Here are the main developments since the United States, Britain and France carried out a wave of pre-dawn strikes against Syria’s regime Saturday in response to a suspected chemical weapons attack on April 7.
On Friday at 9:00 pm in Washington (0100 GMT Saturday, 4:00 am in Syria), US president Donald Trump announced a military operation with France and Britain was taking place in Syria against president Bashar al-Assad’s regime.
“A short time ago, I ordered the United States armed forces to launch precision strikes on targets associated with the chemical weapons capabilities of Syrian dictator Bashar al-Assad,” Trump said in a primetime address from the White House.
AFP’s correspondent in Damascus said a series of huge blasts were heard and residents rushed to their balconies. Explosions echoed and the sound of warplanes roared over the city, as flashes flared in the distance.
When dawn broke, plumes of smoke could be seen rising from the city’s north and east.
More than 100 missiles
The Syrian Observatory for Human Rights monitoring group said the “scientific research centres” and “several military bases” hit in the strikes had been “completely evacuated”.
The three allies used ships, a submarine and warplanes to launch a barrage of 105 guided missiles towards three chemical weapons facilities in Syria, US officials said.
A top Pentagon official, Lieutenant General Kenneth McKenzie, said the action would set back Syria’s chemical weapons programme “for years.”
The Western strikes claimed no victims among Syrian civilians or military, according to Moscow.
“All centres targeted in the strikes early Saturday were completely empty (of personnel), after those who were present there withdrew more than three days ago,” the Syrian Observatory said.
“Mission Accomplished!” Trump tweeted early Saturday.
“A perfectly executed strike last night. Thank you to France and the United Kingdom for their wisdom and the power of their fine Military”.
Pentagon spokeswoman Dana White later told reporters: “We successfully hit every target.”
British prime minister Theresa May said there was “no practicable alternative” to the use of force in Syria.
French president Emmanuel Macron said the French strikes targeted “the capacities of the Syrian regime to produce and use chemical weapons”.
His foreign minister Jean-Yves Le Drian called the strikes “proportional and targeted” and warned France would not hesitate to strike again in case of further chemical attacks.
“On the question of chemical weapons, there is a red line that must not be crossed, and if it should be crossed again, there will be another intervention,” Le Drian said.
German chancellor Angela Merkel described the strikes as “necessary and appropriate” while Turkey welcomed the “appropriate response”.
NATO also expressed support while UN secretary-general Antonio Guterres called for “restraint in these dangerous circumstances”.

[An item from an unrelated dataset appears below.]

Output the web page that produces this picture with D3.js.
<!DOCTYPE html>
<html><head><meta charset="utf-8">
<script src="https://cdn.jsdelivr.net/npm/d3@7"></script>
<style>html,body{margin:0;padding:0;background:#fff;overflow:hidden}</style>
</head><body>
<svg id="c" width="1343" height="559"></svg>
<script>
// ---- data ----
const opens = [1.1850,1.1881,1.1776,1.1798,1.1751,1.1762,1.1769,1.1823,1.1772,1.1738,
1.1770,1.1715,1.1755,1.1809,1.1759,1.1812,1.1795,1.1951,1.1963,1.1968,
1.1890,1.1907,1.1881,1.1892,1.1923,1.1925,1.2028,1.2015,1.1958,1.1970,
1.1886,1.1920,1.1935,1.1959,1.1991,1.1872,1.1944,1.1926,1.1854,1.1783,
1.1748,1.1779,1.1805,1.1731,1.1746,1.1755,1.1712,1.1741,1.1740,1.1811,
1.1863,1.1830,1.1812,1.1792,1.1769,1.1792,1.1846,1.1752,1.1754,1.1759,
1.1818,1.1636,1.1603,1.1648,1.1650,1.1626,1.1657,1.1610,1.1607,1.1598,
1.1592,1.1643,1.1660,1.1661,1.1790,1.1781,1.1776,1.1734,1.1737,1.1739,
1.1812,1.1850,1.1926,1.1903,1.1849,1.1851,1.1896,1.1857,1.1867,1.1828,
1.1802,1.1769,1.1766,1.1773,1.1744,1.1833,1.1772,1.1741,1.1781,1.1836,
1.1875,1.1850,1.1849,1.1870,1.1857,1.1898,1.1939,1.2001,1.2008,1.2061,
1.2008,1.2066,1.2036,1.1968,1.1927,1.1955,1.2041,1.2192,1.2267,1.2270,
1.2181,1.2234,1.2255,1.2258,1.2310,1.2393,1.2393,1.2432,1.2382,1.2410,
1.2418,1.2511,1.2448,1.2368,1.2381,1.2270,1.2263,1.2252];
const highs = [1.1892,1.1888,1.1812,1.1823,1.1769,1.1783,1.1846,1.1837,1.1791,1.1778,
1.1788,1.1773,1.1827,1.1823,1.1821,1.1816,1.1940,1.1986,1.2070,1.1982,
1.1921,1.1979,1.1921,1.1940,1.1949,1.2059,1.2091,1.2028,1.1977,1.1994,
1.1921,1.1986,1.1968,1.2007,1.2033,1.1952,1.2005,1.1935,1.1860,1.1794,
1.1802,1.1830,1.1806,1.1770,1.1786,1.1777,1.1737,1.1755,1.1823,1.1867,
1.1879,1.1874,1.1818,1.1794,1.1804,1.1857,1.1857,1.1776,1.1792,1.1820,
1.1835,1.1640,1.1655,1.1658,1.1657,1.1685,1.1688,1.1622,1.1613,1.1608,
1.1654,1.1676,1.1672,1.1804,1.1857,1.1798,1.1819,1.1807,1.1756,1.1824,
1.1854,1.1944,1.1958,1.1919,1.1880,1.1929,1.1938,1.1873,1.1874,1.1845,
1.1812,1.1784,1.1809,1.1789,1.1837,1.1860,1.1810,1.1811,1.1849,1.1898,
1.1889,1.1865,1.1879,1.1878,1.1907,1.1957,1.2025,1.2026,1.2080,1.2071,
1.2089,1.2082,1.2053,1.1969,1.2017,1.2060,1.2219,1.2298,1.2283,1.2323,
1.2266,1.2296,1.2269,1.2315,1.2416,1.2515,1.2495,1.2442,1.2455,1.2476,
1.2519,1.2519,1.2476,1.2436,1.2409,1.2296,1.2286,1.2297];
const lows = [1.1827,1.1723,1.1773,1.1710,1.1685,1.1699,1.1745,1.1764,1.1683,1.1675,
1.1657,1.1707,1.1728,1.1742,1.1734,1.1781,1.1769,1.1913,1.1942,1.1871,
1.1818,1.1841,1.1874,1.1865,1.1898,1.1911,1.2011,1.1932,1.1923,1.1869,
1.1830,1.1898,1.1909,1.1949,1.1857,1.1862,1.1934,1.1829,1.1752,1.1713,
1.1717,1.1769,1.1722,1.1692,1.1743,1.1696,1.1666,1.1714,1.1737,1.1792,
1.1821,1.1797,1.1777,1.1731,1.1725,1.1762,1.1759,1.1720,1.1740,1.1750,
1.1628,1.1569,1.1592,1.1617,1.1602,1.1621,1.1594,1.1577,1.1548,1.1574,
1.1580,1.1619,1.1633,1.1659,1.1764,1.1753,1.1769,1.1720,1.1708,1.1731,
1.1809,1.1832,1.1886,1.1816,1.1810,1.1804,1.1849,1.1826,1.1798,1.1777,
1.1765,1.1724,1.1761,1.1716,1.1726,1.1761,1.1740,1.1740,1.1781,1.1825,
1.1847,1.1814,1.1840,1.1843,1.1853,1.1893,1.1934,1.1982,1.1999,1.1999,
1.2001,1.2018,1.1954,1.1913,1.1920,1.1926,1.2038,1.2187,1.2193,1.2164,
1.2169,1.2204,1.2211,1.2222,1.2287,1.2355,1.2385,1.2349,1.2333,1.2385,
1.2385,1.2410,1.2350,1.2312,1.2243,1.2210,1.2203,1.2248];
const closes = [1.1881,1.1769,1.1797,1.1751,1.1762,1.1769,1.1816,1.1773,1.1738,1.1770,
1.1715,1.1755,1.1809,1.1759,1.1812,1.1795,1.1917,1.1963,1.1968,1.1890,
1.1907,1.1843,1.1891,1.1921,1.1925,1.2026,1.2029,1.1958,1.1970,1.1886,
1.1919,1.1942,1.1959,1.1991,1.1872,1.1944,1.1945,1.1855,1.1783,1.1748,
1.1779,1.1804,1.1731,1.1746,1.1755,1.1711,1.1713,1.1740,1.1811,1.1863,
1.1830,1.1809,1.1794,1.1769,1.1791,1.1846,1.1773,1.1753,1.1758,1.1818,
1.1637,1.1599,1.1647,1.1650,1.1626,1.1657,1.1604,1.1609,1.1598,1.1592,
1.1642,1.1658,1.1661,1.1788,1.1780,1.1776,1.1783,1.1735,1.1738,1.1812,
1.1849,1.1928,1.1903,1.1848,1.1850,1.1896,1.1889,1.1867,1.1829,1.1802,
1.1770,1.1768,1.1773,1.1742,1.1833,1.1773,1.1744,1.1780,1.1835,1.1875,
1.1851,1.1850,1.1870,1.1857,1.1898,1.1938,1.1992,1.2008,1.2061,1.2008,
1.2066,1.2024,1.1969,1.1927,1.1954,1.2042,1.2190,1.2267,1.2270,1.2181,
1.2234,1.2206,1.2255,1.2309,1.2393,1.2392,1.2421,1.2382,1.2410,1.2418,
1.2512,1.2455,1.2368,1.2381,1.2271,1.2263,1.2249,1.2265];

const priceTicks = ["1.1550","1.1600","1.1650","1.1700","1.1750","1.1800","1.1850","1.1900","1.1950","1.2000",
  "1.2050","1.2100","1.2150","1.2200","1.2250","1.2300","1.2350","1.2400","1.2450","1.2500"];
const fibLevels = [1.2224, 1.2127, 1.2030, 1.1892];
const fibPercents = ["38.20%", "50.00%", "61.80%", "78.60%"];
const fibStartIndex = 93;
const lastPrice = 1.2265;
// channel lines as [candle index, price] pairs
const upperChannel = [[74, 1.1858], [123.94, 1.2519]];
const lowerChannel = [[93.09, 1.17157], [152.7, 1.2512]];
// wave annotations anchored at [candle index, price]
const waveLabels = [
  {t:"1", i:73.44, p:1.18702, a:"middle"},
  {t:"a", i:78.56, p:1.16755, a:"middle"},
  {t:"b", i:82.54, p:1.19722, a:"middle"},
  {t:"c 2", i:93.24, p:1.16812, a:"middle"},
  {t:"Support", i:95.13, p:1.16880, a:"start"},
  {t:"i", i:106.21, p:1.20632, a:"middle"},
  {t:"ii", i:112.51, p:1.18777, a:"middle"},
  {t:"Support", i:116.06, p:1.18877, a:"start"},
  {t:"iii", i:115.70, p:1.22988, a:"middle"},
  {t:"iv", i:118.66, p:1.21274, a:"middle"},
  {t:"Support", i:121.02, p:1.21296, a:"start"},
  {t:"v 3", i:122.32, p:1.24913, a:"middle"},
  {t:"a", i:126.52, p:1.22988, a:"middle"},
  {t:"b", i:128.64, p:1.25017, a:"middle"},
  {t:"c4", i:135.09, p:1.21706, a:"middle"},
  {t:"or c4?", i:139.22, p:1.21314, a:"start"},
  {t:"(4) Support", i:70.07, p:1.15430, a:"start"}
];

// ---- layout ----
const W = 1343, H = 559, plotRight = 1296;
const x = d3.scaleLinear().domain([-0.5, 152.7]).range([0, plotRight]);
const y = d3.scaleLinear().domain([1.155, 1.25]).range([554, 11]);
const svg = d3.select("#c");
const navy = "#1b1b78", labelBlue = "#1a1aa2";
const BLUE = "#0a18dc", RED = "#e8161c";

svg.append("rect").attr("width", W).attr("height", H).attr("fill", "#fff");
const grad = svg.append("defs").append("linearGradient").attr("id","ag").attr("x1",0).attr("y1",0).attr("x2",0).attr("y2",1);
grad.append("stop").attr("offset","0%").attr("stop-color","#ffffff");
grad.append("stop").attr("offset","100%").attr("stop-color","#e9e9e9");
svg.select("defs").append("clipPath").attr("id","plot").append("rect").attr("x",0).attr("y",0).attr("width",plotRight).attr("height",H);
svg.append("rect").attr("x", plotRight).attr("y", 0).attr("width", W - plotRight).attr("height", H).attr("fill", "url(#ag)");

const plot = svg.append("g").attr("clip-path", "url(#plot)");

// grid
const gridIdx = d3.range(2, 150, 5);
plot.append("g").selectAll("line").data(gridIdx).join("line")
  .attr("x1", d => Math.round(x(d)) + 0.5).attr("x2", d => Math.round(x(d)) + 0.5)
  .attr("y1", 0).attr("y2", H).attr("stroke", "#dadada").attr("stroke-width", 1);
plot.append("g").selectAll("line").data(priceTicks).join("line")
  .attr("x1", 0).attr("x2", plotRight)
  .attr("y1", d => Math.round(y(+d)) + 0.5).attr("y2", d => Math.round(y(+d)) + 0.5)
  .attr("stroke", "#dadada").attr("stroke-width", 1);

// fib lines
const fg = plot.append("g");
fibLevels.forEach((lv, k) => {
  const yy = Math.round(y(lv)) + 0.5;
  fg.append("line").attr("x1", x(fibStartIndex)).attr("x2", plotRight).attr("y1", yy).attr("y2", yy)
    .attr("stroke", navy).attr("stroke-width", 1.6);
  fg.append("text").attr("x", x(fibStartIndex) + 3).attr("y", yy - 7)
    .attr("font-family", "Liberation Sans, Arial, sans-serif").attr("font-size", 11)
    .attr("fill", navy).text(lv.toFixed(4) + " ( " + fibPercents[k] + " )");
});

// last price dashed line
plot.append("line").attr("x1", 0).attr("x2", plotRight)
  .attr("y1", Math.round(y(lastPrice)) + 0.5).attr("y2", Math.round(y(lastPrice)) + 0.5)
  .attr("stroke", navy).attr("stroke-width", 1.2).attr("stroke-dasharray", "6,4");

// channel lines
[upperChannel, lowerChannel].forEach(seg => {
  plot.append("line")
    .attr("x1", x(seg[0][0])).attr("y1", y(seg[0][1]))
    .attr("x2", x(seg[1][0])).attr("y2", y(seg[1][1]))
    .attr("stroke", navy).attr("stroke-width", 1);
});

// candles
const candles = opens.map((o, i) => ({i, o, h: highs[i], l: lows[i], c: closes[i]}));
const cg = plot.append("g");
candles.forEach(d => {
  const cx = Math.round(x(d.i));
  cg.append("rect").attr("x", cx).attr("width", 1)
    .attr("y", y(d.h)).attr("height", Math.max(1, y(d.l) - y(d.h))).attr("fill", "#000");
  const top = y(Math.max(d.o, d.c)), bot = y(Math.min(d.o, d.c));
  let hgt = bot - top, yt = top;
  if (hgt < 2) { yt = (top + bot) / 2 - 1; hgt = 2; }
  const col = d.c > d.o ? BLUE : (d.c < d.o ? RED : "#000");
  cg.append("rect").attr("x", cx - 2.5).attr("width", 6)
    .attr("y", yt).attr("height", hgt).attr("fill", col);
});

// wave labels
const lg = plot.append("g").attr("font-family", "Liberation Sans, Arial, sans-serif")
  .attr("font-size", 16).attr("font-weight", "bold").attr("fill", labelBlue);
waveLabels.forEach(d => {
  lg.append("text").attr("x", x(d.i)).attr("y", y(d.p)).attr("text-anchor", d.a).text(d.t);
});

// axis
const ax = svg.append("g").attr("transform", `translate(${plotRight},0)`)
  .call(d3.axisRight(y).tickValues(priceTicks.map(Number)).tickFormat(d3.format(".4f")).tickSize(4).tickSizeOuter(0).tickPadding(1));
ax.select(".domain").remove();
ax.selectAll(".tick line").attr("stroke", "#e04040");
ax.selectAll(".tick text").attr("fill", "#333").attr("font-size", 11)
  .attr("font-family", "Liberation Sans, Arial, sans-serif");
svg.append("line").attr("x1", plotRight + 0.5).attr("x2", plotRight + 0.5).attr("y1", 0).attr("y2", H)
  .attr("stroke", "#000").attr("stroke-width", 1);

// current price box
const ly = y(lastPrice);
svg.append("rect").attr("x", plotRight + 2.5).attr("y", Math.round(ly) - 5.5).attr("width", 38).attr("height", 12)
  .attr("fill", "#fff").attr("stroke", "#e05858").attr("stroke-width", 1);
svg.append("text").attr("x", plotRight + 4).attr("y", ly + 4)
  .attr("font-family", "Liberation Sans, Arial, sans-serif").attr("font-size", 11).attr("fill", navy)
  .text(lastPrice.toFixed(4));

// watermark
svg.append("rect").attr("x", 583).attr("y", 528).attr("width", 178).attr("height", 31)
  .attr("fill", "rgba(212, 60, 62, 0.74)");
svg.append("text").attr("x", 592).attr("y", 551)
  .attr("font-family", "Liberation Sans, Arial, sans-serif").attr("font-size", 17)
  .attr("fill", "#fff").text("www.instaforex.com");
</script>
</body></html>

Saudi Arabia gave its backing to the strikes, saying they were a response to “regime crimes” against civilians.
‘Doomed to fail’
Syria’s government denounced the strikes on its military installations as a “brutal, barbaric aggression” that violated international law.
SANA said the attack was “doomed to fail”.

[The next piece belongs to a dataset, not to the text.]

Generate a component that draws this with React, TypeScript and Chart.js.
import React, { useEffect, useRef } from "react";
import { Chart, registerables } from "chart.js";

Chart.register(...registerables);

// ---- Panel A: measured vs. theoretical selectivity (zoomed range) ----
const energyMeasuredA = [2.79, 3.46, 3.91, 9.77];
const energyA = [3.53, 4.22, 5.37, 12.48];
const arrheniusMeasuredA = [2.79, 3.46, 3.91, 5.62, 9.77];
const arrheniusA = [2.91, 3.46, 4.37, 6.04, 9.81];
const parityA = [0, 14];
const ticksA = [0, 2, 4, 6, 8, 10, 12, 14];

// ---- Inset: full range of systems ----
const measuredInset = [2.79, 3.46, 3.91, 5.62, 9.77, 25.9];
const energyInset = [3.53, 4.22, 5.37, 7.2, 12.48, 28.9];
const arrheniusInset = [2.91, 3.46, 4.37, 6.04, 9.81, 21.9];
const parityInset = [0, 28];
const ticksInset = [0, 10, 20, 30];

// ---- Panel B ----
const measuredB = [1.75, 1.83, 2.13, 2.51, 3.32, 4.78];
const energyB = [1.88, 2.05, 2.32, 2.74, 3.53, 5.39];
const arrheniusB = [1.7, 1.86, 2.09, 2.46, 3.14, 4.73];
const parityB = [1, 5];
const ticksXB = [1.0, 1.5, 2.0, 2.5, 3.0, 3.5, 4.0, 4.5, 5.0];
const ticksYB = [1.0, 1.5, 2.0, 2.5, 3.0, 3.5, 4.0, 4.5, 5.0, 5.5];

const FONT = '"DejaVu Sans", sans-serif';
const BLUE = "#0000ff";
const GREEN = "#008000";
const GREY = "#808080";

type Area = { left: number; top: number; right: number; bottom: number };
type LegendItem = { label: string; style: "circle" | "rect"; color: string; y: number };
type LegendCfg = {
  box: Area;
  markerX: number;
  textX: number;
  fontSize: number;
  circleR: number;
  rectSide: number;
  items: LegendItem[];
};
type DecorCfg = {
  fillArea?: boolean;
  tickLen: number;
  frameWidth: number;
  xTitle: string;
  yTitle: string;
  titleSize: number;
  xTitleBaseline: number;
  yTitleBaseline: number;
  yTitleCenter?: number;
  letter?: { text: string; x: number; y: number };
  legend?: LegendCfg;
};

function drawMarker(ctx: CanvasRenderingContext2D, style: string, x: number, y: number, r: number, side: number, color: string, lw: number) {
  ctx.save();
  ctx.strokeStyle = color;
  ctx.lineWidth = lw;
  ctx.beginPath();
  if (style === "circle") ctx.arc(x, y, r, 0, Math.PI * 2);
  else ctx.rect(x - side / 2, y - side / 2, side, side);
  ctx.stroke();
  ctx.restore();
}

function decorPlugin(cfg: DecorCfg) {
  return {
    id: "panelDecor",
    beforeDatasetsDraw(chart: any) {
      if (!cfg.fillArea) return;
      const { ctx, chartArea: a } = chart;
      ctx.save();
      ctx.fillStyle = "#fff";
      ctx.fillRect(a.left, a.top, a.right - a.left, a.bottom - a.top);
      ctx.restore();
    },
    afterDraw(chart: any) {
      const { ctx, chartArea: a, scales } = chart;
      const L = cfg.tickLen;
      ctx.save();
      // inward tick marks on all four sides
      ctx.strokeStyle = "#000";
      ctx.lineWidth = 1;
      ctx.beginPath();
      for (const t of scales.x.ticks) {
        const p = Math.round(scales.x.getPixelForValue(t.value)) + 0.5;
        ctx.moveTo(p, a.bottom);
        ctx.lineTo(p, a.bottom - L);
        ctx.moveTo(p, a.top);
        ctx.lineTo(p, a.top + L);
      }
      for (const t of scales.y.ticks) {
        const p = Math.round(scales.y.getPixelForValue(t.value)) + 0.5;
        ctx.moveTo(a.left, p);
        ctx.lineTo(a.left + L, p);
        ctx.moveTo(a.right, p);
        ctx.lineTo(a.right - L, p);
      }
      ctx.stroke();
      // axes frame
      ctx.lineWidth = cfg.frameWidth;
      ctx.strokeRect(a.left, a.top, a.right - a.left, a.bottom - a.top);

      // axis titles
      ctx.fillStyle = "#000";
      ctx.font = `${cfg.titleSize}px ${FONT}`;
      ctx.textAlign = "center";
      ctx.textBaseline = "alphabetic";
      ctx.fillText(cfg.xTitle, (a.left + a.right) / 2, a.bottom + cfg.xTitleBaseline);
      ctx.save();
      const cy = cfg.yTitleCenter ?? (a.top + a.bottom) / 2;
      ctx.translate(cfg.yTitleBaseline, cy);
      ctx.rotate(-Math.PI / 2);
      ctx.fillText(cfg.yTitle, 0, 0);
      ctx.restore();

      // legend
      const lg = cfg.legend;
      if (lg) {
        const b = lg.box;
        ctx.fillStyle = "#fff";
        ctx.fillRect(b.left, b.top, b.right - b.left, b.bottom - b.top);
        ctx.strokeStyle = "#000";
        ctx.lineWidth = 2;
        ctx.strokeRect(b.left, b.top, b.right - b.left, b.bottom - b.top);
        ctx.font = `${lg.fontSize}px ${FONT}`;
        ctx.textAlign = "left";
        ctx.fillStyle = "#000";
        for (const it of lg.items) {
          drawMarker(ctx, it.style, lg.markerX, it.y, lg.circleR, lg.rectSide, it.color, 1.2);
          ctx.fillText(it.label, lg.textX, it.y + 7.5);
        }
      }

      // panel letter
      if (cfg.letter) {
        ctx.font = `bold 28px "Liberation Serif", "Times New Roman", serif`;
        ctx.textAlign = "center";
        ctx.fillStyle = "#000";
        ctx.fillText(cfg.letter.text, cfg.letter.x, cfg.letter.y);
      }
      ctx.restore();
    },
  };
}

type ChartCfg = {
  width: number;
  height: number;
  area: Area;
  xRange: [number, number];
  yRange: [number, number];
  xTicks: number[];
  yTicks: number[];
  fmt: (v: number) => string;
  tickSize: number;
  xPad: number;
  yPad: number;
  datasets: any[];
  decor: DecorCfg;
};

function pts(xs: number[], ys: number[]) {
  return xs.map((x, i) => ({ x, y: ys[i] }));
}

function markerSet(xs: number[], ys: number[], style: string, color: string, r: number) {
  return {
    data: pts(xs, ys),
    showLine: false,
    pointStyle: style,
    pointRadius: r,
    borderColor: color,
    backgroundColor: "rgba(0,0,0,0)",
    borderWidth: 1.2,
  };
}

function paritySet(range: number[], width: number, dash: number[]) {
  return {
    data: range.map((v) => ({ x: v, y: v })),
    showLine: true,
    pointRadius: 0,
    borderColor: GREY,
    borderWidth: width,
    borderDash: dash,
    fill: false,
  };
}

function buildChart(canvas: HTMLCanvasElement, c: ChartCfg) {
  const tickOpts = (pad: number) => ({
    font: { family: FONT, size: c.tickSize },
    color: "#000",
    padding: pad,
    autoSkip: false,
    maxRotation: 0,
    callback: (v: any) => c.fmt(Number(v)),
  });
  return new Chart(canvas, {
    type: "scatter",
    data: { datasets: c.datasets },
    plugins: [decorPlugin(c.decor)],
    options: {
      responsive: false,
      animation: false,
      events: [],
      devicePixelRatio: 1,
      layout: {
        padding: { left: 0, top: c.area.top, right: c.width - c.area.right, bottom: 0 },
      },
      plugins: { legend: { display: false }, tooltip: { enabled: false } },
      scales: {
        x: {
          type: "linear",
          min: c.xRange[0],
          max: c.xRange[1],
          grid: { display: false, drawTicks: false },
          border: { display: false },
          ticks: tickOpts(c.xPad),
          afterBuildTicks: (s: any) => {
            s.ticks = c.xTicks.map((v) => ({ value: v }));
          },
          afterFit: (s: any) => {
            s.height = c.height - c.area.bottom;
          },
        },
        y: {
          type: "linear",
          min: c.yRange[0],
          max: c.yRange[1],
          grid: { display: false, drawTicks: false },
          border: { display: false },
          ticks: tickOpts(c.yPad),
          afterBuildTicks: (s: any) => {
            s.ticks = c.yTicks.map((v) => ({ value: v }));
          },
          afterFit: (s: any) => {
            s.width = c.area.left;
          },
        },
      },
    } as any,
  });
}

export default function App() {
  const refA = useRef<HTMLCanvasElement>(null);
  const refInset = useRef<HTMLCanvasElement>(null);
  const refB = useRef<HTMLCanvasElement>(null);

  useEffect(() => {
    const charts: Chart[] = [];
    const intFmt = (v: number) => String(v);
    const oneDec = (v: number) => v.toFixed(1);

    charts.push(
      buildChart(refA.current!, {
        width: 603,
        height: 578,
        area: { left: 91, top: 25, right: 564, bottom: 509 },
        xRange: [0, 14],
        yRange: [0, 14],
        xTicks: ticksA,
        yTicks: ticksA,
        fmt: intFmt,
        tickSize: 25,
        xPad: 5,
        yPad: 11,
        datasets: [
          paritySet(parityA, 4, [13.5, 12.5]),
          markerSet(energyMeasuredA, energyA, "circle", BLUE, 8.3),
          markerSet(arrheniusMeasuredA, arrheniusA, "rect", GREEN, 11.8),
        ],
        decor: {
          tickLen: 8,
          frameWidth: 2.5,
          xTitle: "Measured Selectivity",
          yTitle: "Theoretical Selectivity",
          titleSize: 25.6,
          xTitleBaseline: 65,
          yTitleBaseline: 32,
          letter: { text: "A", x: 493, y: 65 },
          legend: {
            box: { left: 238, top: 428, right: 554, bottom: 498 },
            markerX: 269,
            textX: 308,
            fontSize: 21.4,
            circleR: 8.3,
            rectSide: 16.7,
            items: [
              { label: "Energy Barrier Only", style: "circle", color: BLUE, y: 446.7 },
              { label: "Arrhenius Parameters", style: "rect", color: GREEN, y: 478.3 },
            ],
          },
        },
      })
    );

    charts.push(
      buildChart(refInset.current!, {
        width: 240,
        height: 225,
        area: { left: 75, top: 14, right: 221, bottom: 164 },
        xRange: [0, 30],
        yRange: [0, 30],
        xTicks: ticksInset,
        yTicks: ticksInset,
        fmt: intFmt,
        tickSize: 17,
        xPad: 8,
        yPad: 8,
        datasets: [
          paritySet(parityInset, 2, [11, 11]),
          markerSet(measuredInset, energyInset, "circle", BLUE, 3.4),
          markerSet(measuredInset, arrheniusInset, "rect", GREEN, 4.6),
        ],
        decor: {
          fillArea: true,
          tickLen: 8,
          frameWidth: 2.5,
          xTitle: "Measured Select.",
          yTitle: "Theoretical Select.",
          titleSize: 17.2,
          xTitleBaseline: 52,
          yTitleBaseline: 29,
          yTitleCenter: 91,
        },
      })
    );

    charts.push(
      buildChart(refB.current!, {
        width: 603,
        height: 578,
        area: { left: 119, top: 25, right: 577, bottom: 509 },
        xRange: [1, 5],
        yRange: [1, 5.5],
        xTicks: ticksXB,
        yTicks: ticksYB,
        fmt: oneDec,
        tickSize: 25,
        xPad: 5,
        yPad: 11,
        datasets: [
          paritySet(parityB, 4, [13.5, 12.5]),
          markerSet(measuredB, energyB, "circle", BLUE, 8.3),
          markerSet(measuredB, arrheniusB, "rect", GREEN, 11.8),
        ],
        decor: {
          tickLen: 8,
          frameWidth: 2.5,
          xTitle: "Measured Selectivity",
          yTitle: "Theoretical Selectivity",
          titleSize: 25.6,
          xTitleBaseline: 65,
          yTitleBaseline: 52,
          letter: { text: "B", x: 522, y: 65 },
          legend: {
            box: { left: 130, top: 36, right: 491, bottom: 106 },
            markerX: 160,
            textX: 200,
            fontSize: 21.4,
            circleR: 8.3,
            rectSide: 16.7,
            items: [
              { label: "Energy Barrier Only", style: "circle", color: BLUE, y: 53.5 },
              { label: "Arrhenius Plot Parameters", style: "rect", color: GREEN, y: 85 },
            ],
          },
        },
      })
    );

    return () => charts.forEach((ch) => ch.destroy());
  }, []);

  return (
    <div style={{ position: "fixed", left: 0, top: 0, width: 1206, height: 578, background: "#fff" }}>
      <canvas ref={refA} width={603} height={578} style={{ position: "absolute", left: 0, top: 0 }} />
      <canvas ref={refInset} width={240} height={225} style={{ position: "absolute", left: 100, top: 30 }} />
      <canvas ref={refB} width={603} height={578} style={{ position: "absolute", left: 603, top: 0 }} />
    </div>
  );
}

Assad, in a telephone conversation with Iranian counterpart Hassan Rouhani, said the strikes only made him “more determined to keep fighting and crushing terrorism in every inch of the country”.
An impromptu early morning rally in Damascus saw crowds of people heading to the famed Umayyad Square to show support for Assad, waving government flags and blaring patriotic songs.
UN Security Council
Iran’s supreme leader Ayatollah Ali Khamenei called Trump, Macron and May “criminals”, while China said it was “opposed to the use of force” and called for a “return to the framework of international law”.
Russia’s ambassador to the US, Anatoly Antonov, warned of unspecified repercussions, adding that “insulting” Putin was “unacceptable”.
Russia denounced the strikes as “aggressive actions” and at an emergency session of the UN Security Council demanded a vote condemning the US and its allies for carrying out the strikes.